UI開発エンジニアだけでも、ピーク時は数百人規模の人員が関わっており、ソフト全体ではその倍以上のエンジニアが関わっています。

それに加えて、ハードウェアの関係者もいるため、実際にはどれだけの人数が関わっているのだろうか・・・という規模感になっています。

モバイルアプリ開発

一方モバイルアプリ開発に関しては、AndroidやiPhoneのデバイスメーカーによりAPIを呼び出すだけで通信機能や音楽再生機能、位置情報機能など多種多様な機能が利用できるようになっています。

車載カーナビのように、例えば、GPSモジュールやセンサモジュールを組み込み、GPSの情報とセンサの情報を組み合わせて位置情報を割り出し、それをアプリに提供するというような仕組みを作り込む必要がないため、私が関わるアプリで数十人、バックエンド側を含めたとしても組み込み開発と比較して小さい規模感で対応しています。


品質とスピードに対する考え方の違い

組み込み開発

一般的に組み込み開発では、開発する製品がインターネット環境にない場合がほとんどで、問題が見つかってもモバイルアプリのように簡単にバージョンアップが出来ません。

そのため、高い信頼性でシステムが安定動作しなければならないため、品質に対する要求が強く、テストや検証のために時間やコストをかける傾向があります。また、システムの性能や制約によっては、開発のスピードよりも品質や信頼性が優先されることがあります。

パイオニアのカーナビも例外ではなく、一歩間違うと重大な事故につながる恐れがあるため、高いレベルの品質で開発を進めていくよう心がけています。

モバイルアプリ開発

一方、モバイルアプリ開発では、市場やユーザーのニーズに合わせたスピード感が求められる傾向があります。

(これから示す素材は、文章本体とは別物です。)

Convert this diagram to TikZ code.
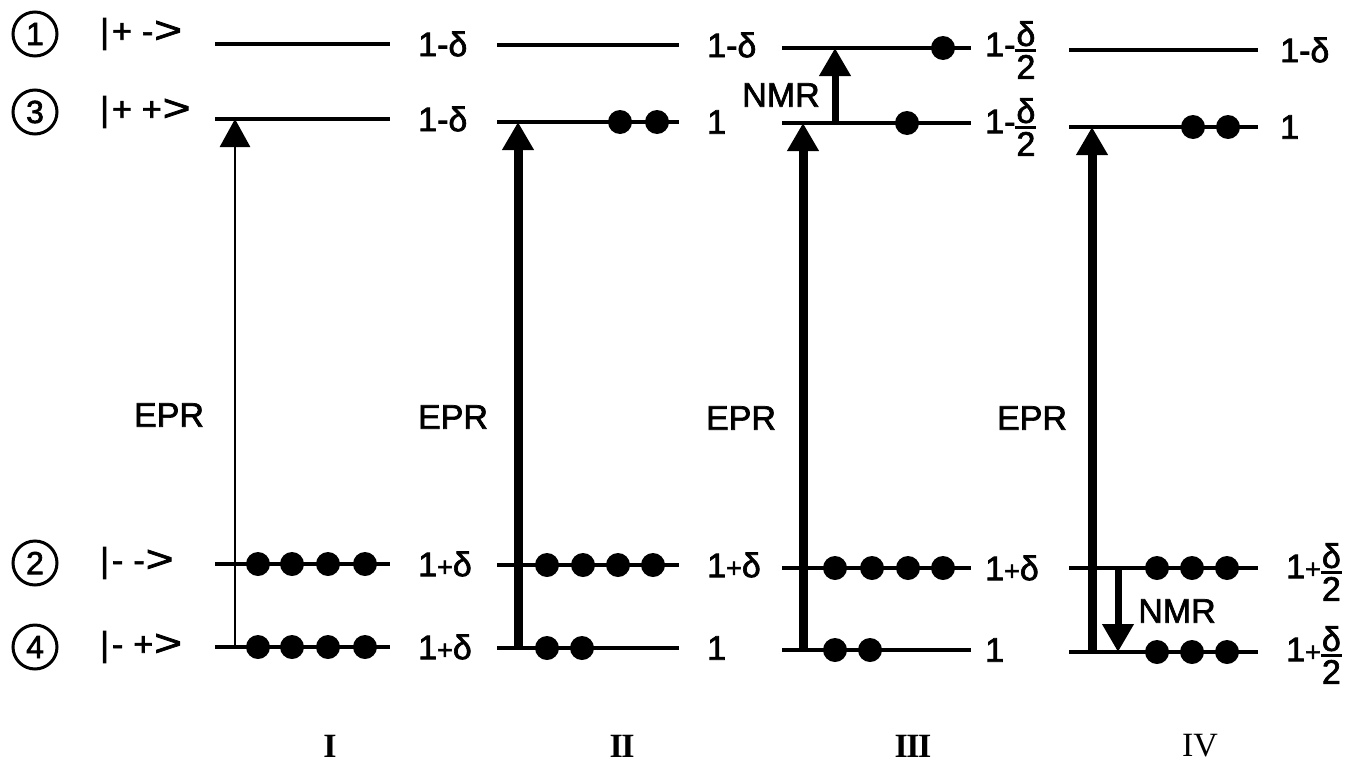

新しい機能やアップデートのリリースを迅速に行うことが、競合優位性を維持する上で重要であるため、スピードに対する要求が強く、開発サイクルを短縮することが求められます。

一方で、品質やセキュリティにも十分な配慮が必要であり、テストや品質管理のプロセスを適切に導入することが必要です。

どちらの開発においても、それぞれに合った品質とスピードの両立が重要です。より高い品質を求められるのは組み込み開発、よりスピードを求められるのがモバイルアプリ開発だと認識していますが、うまくバランスを取りながら、関わる全員が同じ考え方で開発を進めていくことが重要であると考えています。


開発スタイルの違い

組み込み開発

一般的な組み込み開発の開発スタイルは、要件定義、設計、実装、テスト、リリースの各フェーズを段階的に進める、いわゆるウォーターフォール型の開発が主流かと思います。

組み込み開発でウォーターフォール型が好まれるのは、以下の理由からだと思います。

1.ハードの仕様が明確であり制御するソフトウェアの要件も明確であること
2.ハードに密接に連携するため、要件定義や設計の段階で詳細な検討が必要であること
3. ハードの開発とソフトの開発が並行して進むため、日程管理がしやすいこと
4.ハードの開発とソフトの開発が並行して進むため、フェーズ毎に品質を確認したほうが、品質管理しやすいこと

私が関わっていたカーナビの開発においても、明確な言葉として聞かないものの、この開発スタイルで対応を行っています。またV字モデルも取り入れ、テスト工程を重視して取り組んできました。

モバイルアプリ開発

一方、モバイルアプリ開発は前述したようにスピード感を求められる傾向があると思います。

そのため現在関わるモバイルアプリ開発は、アジャイル型の開発を採用しています。

3週間ごとのサイクルで新機能をリリースし、より早くフィードバックを受け、品質を確保することを意識し開発に取り組んでいます。


最後に

組み込みソフト開発からモバイルアプリの開発に足を踏み入れ、2年が経ちました。

これまで組み込みソフト開発の中でも特にUI開発専門でやってきたため、音楽を再生する仕組み、通信を行う仕組みなどを作ったことがありませんでした。

現在携わるモバイルアプリの開発では、画面をはじめ、音楽再生、アプリストアへのつなぎ込みなど、関わる機能は多いですが調べれば実現することができます。

新しいことでも調べればできないことはないという、モバイルアプリ開発の面白みであり、私の自信につながりました。

パイオニアには、カーナビやNP1といったモバイルアプリ連動の車載製品があり、モバイルアプリで車載器を動かすところもまた面白いと思います。


より豊かなカーライフを提供する、あっと驚く製品を今後も作り続けます。

この記事がみなさんの参考になり、パイオニアという会社、パイオニアの製品に興味を持っていただければ幸いです。